__SHORT TASK__. What is the count of lines that hold the word "this"? Give only the number.

__EXTRACTED INFORMATION__.

=-=-=-=-=

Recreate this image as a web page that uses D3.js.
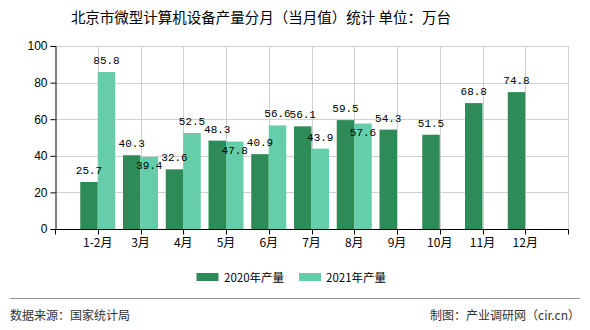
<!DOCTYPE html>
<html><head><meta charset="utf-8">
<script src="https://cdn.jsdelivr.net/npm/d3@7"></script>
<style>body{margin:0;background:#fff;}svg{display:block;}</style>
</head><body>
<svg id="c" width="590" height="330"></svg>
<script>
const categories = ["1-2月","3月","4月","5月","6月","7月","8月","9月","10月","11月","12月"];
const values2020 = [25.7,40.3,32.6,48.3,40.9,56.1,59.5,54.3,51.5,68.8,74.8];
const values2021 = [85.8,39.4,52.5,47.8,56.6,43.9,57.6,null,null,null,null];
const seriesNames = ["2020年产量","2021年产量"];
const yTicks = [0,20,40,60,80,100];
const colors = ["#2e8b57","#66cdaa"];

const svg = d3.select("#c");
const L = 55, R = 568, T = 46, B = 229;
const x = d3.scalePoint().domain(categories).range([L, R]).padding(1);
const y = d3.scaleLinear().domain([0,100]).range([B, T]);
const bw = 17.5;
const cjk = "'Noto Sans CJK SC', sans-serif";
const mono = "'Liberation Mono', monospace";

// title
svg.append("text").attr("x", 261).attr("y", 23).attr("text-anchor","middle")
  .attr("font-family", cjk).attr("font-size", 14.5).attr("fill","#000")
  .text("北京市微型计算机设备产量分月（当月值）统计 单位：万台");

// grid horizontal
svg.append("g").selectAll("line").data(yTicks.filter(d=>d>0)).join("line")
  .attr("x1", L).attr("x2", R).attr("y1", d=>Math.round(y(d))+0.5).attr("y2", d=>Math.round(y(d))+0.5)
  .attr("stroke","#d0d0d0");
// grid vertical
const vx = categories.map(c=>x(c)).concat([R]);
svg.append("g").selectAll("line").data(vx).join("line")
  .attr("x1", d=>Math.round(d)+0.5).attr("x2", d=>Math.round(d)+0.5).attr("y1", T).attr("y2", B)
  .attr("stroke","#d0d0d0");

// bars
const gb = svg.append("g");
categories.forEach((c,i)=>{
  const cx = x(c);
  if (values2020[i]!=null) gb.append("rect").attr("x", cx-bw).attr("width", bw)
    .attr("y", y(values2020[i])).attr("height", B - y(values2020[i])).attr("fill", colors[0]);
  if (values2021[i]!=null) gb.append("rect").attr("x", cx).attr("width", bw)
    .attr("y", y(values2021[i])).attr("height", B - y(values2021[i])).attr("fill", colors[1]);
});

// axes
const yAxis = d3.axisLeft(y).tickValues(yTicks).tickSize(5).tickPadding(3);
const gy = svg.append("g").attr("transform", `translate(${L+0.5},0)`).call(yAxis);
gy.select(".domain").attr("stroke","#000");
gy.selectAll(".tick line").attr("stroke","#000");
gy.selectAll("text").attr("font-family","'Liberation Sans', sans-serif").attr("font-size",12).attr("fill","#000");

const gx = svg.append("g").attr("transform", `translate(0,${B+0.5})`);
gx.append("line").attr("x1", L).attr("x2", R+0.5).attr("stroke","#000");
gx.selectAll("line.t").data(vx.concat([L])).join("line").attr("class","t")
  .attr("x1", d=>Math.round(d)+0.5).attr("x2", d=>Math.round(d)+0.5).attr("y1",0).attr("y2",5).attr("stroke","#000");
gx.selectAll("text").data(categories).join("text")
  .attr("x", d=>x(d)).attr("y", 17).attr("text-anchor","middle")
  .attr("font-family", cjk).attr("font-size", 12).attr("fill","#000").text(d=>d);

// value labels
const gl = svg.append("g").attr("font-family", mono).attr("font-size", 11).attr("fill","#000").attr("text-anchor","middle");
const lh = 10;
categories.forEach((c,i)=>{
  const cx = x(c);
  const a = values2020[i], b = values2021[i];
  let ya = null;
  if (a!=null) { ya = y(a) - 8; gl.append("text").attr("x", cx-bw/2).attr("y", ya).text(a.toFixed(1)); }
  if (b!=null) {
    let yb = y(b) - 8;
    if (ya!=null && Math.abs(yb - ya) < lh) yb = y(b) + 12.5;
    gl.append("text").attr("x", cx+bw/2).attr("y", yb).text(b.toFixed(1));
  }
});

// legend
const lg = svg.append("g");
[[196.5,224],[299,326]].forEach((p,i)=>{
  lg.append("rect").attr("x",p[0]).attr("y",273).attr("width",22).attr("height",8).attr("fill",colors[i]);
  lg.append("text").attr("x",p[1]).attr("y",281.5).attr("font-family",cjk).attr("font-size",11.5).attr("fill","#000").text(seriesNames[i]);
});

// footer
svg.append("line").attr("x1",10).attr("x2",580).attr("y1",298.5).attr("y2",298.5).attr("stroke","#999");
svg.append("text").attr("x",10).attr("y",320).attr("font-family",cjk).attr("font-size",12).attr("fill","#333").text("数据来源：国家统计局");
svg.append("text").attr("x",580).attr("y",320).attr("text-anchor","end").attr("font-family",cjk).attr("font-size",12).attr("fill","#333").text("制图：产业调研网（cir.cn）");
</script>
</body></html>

=-=-=-=-=

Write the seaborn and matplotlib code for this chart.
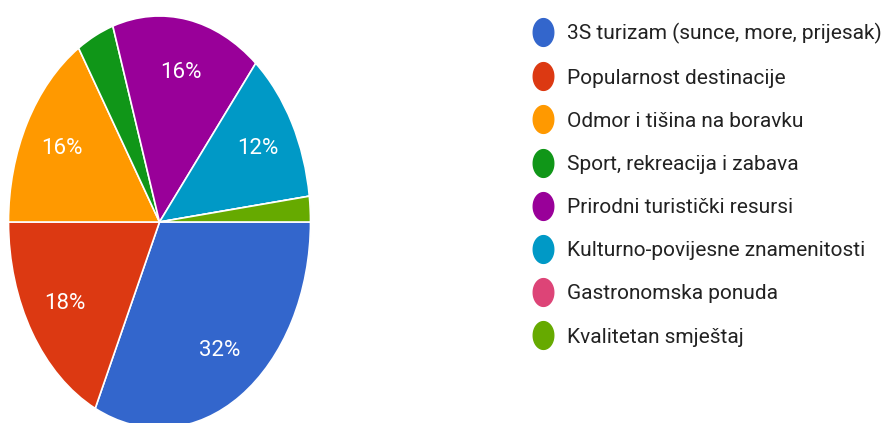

=-=-=-=-=

__COMPLETE RESPONSE__. 2